1. A conductor pattern of a common-mode filter comprising a magnetic substrate, a coil layer on the magnetic substrate, and a top magnetic material formed an a top of the coil layer, wherein the common-mode filter is electrically isolated by being covered with an insulating layer of the coil layer, the conductor pattern comprising:

a primary conductor pattern having both a first horizontal portion and a first vertical portion, which is vertically connected to the first horizontal portion; and

a secondary conductor pattern having both a second horizontal portion and a second vertical portion, which is vertically connected to the second horizontal portion,

wherein the primary conductor pattern and the secondary conductor pattern are arranged to face opposedly to one another,

wherein the secondary conductor pattern is formed on the primary conductor pattern to correspond to the primary conductor pattern,

wherein a horizontal width of the first horizontal portion is 10 to 15 μm, a vertical width of the first horizontal portion is 3 to 5 μm, a horizontal width of the first vertical portion is 3 to 5 μm, and a vertical width of the first vertical portion is 12 to 15 μm, and

the second horizontal portion and the second vertical portion are formed with the same size as the first horizontal portion and the first vertical portion.

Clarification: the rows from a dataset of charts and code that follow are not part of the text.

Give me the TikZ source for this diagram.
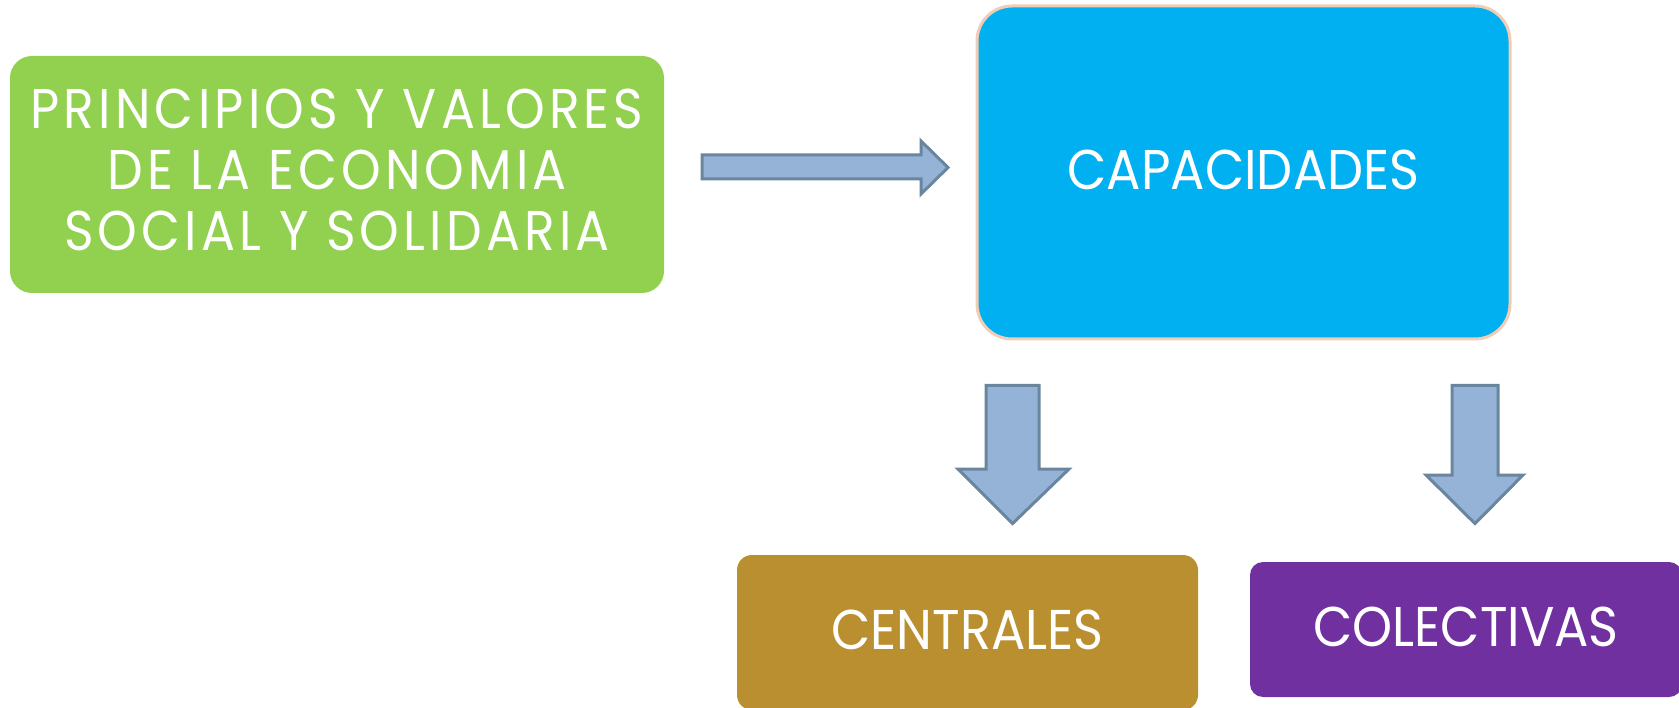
\documentclass[tikz,border=0pt]{standalone}
\usepackage{fontspec}
\setmainfont[FakeStretch=0.91]{Poppins}
\newfontfamily\ruimfont[FakeStretch=0.9,LetterSpace=7.5]{Poppins}
\usepackage{tikz}
\usetikzlibrary{calc,positioning}
\definecolor{groen}{HTML}{92D050}
\definecolor{blauw}{HTML}{00B0F0}
\definecolor{perzik}{HTML}{F0CDB4}
\definecolor{oker}{HTML}{B98F2F}
\definecolor{paars}{HTML}{7030A0}
\definecolor{pijlvul}{HTML}{95B3D7}
\definecolor{pijlrand}{HTML}{6A859E}
\tikzset{
  % box styles
  box/.style={rectangle,text=white,inner sep=0pt,text height=40pt,text depth=6pt,
    font=\fontsize{56}{61}\selectfont},
  % block arrows
  blockarrow/.style={fill=pijlvul,draw=pijlrand,line width=3pt,line join=miter},
}

\begin{document}
\begin{tikzpicture}[x=1pt,y=-1pt]
  \useasboundingbox (0,0) rectangle (1679,708);
  \node[box,fill=groen,rounded corners=22pt,minimum width=654pt,minimum height=237pt,align=center,
    text height=158pt,font=\ruimfont\fontsize{56}{61}\selectfont] (principios) at (337,174.5)
    {PRINCIPIOS Y VALORES\\DE LA ECONOMIA\\SOCIAL Y SOLIDARIA};
  \node[box,fill=blauw,draw=perzik,line width=3pt,rounded corners=35pt,minimum width=533pt,minimum height=333pt] (capacidades) at (1243.5,172.5)
    {CAPACIDADES};
  \node[box,fill=oker,rounded corners=15pt,minimum width=461pt,minimum height=155pt] (centrales) at (967.5,632.5)
    {CENTRALES};
  \node[box,fill=paars,rounded corners=13pt,minimum width=432pt,minimum height=135pt] (colectivas) at (1466,629.5)
    {COLECTIVAS};
  % principios -> capacidades
  \draw[blockarrow] (702,155) -- (921,155) -- (921,141) -- (948,167.5) -- (921,194) -- (921,179) -- (702,179) -- cycle;
  % capacidades -> centrales
  \draw[blockarrow] (986,385.5) -- (1039,385.5) -- (1039,469) -- (1069,469) -- (1012.5,523.6) -- (958,469) -- (986,469) -- cycle;
  % capacidades -> colectivas
  \draw[blockarrow] (1452,385.5) -- (1498,385.5) -- (1498,475) -- (1523,475) -- (1475,523.6) -- (1426,475) -- (1452,475) -- cycle;
\end{tikzpicture}
\end{document}
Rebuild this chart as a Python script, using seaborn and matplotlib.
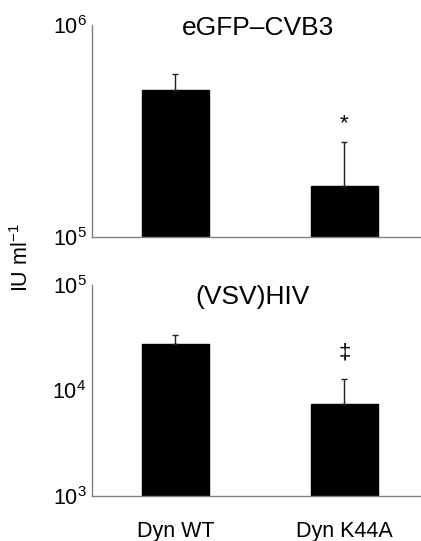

2. The conductor pattern according to claim 1, wherein the first vertical portion is formed in an inner end portion of an upper surface of the first horizontal portion, and the second vertical portion is formed in an outer end portion of a lower surface of the second horizontal portion.

3. A common-mode filter, comprising:

a magnetic substrate;

a coil layer on the magnetic substrate; and

a top magnetic material formed an a top of the coil layer,

wherein the common-mode filter is electrically isolated by being covered with an insulating layer of the coil layer,

wherein the coil layer comprises:

a primary conductor pattern having both a first horizontal portion and a first vertical portion which is vertically connected to the first horizontal portion; and

a secondary conductor pattern having both a second horizontal portion and a second vertical portion which is vertically connected to the second horizontal portion,

wherein the primary conductor pattern and the second pattern are formed in a spiral shape respectively and are arranged to face opposedly to one another, and

wherein a horizontal width of the first horizontal portion is 10 to 15 a vertical width of the first horizontal portion is 3 to 5 μm, a horizontal width of the first vertical portion is 3 to 5 μm, and a vertical width of the first vertical portion is 12 to 15 μm, and

4. The common-mode filter according to claim 3, wherein the first vertical portion is formed in an inner end portion of an upper surface of the first horizontal portion, and the second vertical portion is formed in an outer end portion of a lower surface of the second horizontal portion.